Take every line from the first down to the line with "import seaborn as sns" and set it down exactly, without the pictures.

* * * * * * *

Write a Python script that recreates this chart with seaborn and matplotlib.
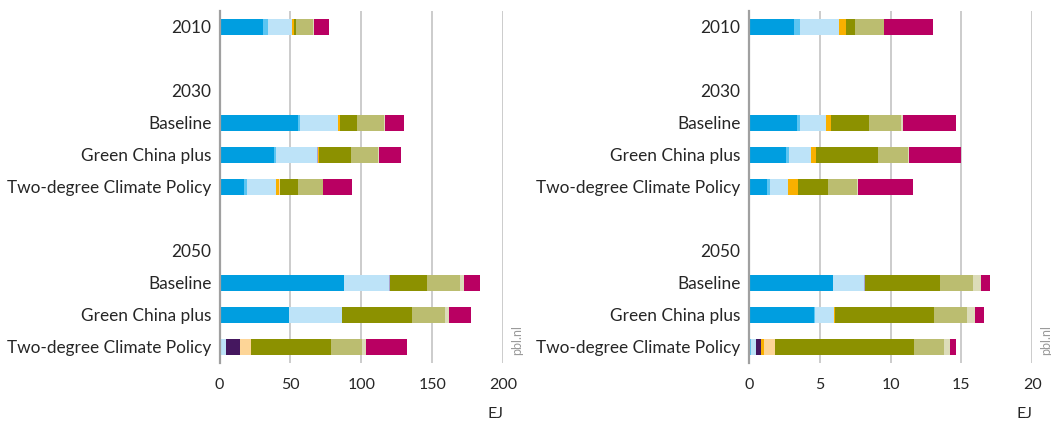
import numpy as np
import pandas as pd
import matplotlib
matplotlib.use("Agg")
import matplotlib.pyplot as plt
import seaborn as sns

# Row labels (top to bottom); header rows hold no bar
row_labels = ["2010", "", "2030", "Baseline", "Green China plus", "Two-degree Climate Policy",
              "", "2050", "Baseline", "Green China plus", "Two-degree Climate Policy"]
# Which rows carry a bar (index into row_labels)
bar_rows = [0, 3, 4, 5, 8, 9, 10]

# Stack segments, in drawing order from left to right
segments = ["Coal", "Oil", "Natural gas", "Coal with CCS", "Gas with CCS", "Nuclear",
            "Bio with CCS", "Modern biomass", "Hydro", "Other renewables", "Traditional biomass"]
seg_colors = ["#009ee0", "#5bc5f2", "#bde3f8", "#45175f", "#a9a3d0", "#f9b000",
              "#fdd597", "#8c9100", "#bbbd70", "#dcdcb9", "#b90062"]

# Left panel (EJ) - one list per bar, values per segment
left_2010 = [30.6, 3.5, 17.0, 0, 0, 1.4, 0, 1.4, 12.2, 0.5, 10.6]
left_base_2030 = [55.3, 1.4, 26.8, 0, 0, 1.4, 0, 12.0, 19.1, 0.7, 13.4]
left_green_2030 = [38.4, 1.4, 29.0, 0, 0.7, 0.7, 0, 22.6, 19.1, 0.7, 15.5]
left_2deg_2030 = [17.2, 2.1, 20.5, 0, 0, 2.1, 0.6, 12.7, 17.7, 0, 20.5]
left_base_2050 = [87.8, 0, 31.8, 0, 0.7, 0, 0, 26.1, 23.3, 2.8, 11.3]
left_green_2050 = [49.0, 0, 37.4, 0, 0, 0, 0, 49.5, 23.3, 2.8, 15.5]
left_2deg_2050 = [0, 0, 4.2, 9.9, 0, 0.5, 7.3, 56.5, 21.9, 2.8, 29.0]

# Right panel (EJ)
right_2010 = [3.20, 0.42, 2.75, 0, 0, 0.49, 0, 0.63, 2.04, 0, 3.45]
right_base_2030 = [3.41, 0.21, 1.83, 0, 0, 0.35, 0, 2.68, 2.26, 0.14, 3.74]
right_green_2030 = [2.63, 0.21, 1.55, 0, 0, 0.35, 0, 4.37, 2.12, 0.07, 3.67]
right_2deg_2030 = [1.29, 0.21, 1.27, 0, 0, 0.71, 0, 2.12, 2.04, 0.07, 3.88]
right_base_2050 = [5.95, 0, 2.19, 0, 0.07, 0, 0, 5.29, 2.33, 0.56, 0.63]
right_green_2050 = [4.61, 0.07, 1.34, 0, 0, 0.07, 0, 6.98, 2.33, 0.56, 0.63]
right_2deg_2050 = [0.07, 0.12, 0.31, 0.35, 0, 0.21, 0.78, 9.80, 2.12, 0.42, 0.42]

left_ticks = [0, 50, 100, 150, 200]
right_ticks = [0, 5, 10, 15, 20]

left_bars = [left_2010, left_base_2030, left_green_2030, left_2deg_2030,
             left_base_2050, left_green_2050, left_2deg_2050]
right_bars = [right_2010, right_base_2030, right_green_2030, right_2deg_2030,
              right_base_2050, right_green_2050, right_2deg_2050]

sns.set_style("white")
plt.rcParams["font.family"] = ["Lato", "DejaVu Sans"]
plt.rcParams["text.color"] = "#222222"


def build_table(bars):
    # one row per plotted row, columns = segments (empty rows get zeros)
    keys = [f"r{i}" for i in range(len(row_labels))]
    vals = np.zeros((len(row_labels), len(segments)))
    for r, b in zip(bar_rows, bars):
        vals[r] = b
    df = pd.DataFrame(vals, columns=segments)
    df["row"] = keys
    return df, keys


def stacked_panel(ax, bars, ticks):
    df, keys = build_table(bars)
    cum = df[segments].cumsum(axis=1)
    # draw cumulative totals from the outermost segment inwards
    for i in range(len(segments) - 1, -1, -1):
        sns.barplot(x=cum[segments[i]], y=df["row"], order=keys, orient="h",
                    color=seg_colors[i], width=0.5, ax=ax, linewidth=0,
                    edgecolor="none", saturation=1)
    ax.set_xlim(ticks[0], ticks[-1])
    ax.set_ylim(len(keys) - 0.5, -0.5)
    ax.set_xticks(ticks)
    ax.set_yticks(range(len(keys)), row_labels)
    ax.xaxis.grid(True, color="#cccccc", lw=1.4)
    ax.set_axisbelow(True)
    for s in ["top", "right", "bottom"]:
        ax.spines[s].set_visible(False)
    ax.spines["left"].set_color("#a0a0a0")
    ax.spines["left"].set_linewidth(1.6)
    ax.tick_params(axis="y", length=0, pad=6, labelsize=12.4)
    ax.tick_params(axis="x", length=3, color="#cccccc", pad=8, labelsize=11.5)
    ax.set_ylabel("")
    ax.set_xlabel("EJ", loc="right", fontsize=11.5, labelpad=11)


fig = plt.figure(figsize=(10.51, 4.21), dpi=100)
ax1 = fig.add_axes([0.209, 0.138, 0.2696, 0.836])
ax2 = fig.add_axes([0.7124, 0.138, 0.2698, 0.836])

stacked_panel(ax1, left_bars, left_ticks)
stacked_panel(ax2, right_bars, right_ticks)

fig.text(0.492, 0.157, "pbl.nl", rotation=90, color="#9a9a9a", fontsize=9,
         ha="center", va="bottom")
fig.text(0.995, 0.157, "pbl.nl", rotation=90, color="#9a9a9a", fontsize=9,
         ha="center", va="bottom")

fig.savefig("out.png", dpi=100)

* * * * * * *

▶ [Exercise result]
Write a Python script that recreates this chart with seaborn and matplotlib.
import numpy as np
import pandas as pd
import matplotlib
matplotlib.use("Agg")
import matplotlib.pyplot as plt
import seaborn as sns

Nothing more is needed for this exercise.